Once that happens, the insurance company or third-party administrator provides the contraceptive benefits, at no cost to the employer or the employee. For insurers, providing contraceptives is considered less expensive than paying for pregnancy and childbirth. Third-party administrators are indirectly being subsidized by the government in these cases.

But even filling out that form is too much for many of those organizations. "Signing the form triggers the provision of services," said Daniel Blomberg, legal counsel with the Becket Fund for Religious Liberty, which is representing many of the nonprofit plaintiffs in the cases. For many of the organizations, that makes them complicit in providing something they object to on religious grounds, he said.

But that may not be how the Supreme Court's majority sees things. The majority opinion written by Justice Samuel Alito said the administration could extend the offer it makes to nonprofits to for-profit firms with religious objections as well. "That accommodation does not impinge on the plaintiffs' religious beliefs that providing insurance coverage for the contraceptives at issue here violates their religion and it still serves HHS' stated interests," Alito wrote.

He also noted that "we do not decide today whether an approach of this type complies with [the Religious Freedom Restoration Act] for purposes of all religious claims." But in his concurring opinion, Justice Anthony Kennedy went even further. "There is an existing, recognized, workable and already-implemented framework to provide coverage," he wrote, referring to the HHS regulation for nonprofit organizations.

Advocates for contraceptive coverage say that is a good sign for them — that at the very least Kennedy would likely join the court's four liberals to make a majority in upholding challenges to the regulations for the nonprofit groups.

"If I were litigating one of the nonprofit cases, I wouldn't say it bodes well for them," said Julianna Gonen of the Center for Reproductive Rights. "There are some strong signals here that the accommodation the administration created for nonprofits does meet the government's burden under RFRA."

The Becket Fund's Blomberg says there are signs the court would go the other way. In particular, he pointed to the court's finding Monday that providing the coverage represented a "substantial burden" to the for-profit companies in the case, Hobby Lobby Stores and Conestoga Wood Specialties. "We think that's going to be very helpful" in the nonprofit cases as well, he said.

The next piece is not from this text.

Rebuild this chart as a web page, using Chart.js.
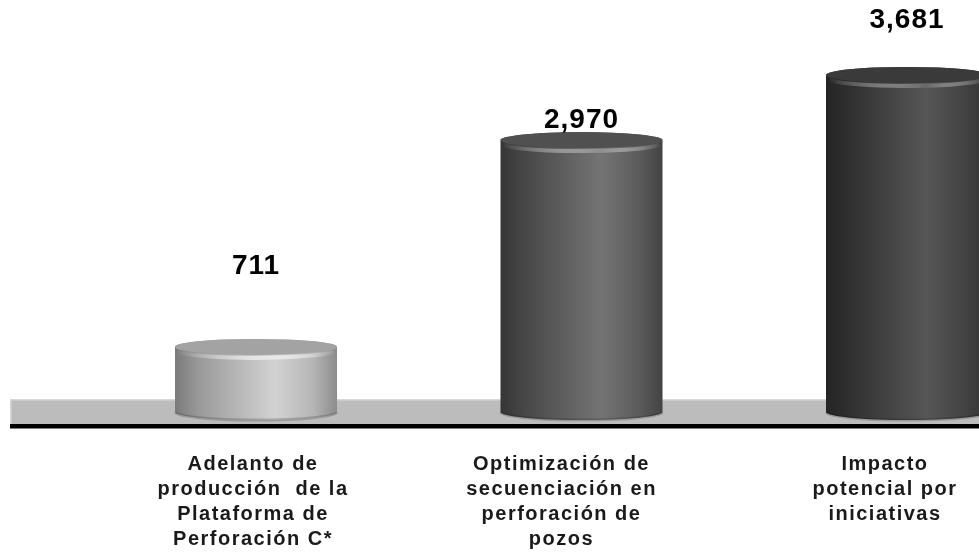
<!DOCTYPE html>
<html lang="es">
<head>
<meta charset="UTF-8">
<script src="https://cdn.jsdelivr.net/npm/chart.js@4"></script>
<style>
  html, body { margin: 0; padding: 0; background: #fff; }
  #wrap { width: 979px; height: 554px; }
</style>
</head>
<body>
<div id="wrap"><canvas id="impactoChart"></canvas></div>
<script>
// categories (multi-line) and values
const categories = [
  ['Adelanto de', 'producción  de la', 'Plataforma de', 'Perforación C*'],
  ['Optimización de', 'secuenciación en', 'perforación de', 'pozos'],
  ['Impacto', 'potencial por', 'iniciativas']
];
const values = [711, 2970, 3681];

// look of each cylinder: body gradient (left -> right), top face and rim highlight
const stopPos = [0, 0.15, 0.62, 0.85, 1];
const cylinderShades = [
  { stops: ['#7a7a7a', '#9a9a9a', '#d2d2d2', '#b6b6b6', '#8c8c8c'], top: '#a3a3a3', rim: '#e8e8e8' },
  { stops: ['#363636', '#474747', '#747474', '#5c5c5c', '#434343'], top: '#505050', rim: '#8e8e8e' },
  { stops: ['#242424', '#303030', '#565656', '#434343', '#333333'], top: '#3a3a3a', rim: '#686868' }
];
const labelLift = [81, 20, 55];   // px from cylinder top to its number
const tickNudge = [-3, -20, -22]; // px shift of each category caption
const slotPx = 325.5;
const axisHeight = 142;

const fontFamily = '"Liberation Sans", Arial, sans-serif';

const cylinders = {
  id: 'cylinders',
  beforeDraw(chart) {
    chart.ctx.letterSpacing = '1.5px';
  },
  beforeDatasetsDraw(chart) {
    const { ctx, chartArea } = chart;
    const base = chart.scales.y.getPixelForValue(0);
    const left = chartArea.left, w = chartArea.right - chartArea.left;
    ctx.save();
    ctx.fillStyle = '#bcbcbc';
    ctx.fillRect(left, base - 13, w, 25);
    ctx.fillStyle = '#d8d8d8';
    ctx.fillRect(left, base - 13, w, 1.5);
    ctx.fillRect(left, base - 13, 1.5, 25);
    ctx.fillStyle = '#000';
    ctx.fillRect(left, base + 12, w, 4.5);
    ctx.restore();
  },
  afterDatasetsDraw(chart) {
    const { ctx } = chart;
    const meta = chart.getDatasetMeta(0);
    meta.data.forEach((bar, i) => {
      const { x, y, base, width } = bar.getProps(['x', 'y', 'base', 'width'], true);
      const hw = width / 2, ry = 8, s = cylinderShades[i];
      ctx.save();

      // body
      const g = ctx.createLinearGradient(x - hw, 0, x + hw, 0);
      s.stops.forEach((c, k) => g.addColorStop(stopPos[k], c));
      ctx.beginPath();
      ctx.moveTo(x - hw, y);
      ctx.lineTo(x - hw, base);
      ctx.ellipse(x, base, hw, ry, 0, Math.PI, 0, true);
      ctx.lineTo(x + hw, y);
      ctx.ellipse(x, y, hw, ry, 0, 0, Math.PI, true);
      ctx.closePath();
      ctx.fillStyle = g;
      ctx.fill();

      // slight shade along the foot
      ctx.beginPath();
      ctx.ellipse(x, base, hw, ry, 0, 0.05, Math.PI - 0.05);
      ctx.strokeStyle = 'rgba(0,0,0,0.18)';
      ctx.lineWidth = 3;
      ctx.stroke();

      // top face
      ctx.beginPath();
      ctx.ellipse(x, y, hw, ry, 0, 0, Math.PI * 2);
      ctx.fillStyle = s.top;
      ctx.fill();

      // rounded front edge of the lid
      const rg = ctx.createLinearGradient(x - hw, 0, x + hw, 0);
      rg.addColorStop(0, 'rgba(255,255,255,0)');
      rg.addColorStop(0.62, s.rim);
      rg.addColorStop(1, 'rgba(255,255,255,0)');
      ctx.beginPath();
      ctx.ellipse(x, y + 3, hw - 2, ry, 0, 0.2, Math.PI - 0.2);
      ctx.strokeStyle = rg;
      ctx.lineWidth = 4;
      ctx.stroke();

      // value
      ctx.letterSpacing = '1px';
      ctx.font = 'bold 28px ' + fontFamily;
      ctx.fillStyle = '#000';
      ctx.textAlign = 'center';
      ctx.textBaseline = 'middle';
      ctx.fillText(values[i].toLocaleString('en-US'), x, y - labelLift[i]);
      ctx.restore();
    });
  }
};

new Chart(document.getElementById('impactoChart'), {
  type: 'bar',
  data: {
    datasets: [{
      data: values.map((v, i) => ({ x: i, y: v })),
      backgroundColor: 'rgba(0,0,0,0)',
      barThickness: 162
    }]
  },
  options: {
    responsive: true,
    maintainAspectRatio: false,
    animation: false,
    layout: { padding: { left: 10, right: 0, top: 0, bottom: 0 } },
    plugins: { legend: { display: false }, tooltip: { enabled: false } },
    scales: {
      x: {
        type: 'linear',
        offset: false,
        min: -0.7558,
        max: 2.2212,
        grid: { display: false, drawTicks: false },
        border: { display: false },
        afterBuildTicks: scale => {
          scale.ticks = categories.map((c, i) => ({ value: i + tickNudge[i] / slotPx }));
        },
        afterFit: scale => {
          scale.height = axisHeight;
          scale.paddingLeft = 0;
          scale.paddingRight = 0;
        },
        ticks: {
          padding: 40,
          autoSkip: false,
          maxRotation: 0,
          color: '#1a1a1a',
          font: { family: fontFamily, size: 20, weight: 'bold', lineHeight: '25px' },
          callback: (v, i) => categories[i]
        }
      },
      y: { display: false, min: 0, max: 4500 }
    }
  },
  plugins: [cylinders]
});
</script>
</body>
</html>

And he noted that following the ruling in the for-profit case, there have already been several actions in favor of nonprofits. Citing the Hobby Lobby ruling specifically, a U.S. Appeals court in Atlanta blocked enforcement of the mandate for the nonprofit religious broadcaster Eternal Word Television Network. The Supreme Court itself stayed enforcement Monday against Wheaton College in Illinois, with only Justices Sonia Sotomayor and Stephen Breyer dissenting.

Meanwhile, there are suggestions that a compromise could be in the offing.

In the much-publicized case filed by the Little Sisters of the Poor, which operates a chain of nursing homes, the organization ultimately agreed, as ordered by the Supreme Court, not to fill out the form that went to its insurance provider but to instead write a letter to the government with essentially the same information. That letter gave them a temporary reprieve from having to provide coverage while the case is heard by a lower court.

"When they say to the government, 'We can't do this,' that triggers nothing at all," said Blomberg.

So could nonprofits that object to sending forms to their insurance companies send them to the government instead?

Sara Rosenbaum, a professor of health law and policy at George Washington University, said that could be difficult. Particularly in the case of organizations that are self-insured and don't use an insurer, she said, "nobody can direct the administrator but the employer."

But Rosenbaum said it might not be impossible. It might, however, require yet another round of federal regulations.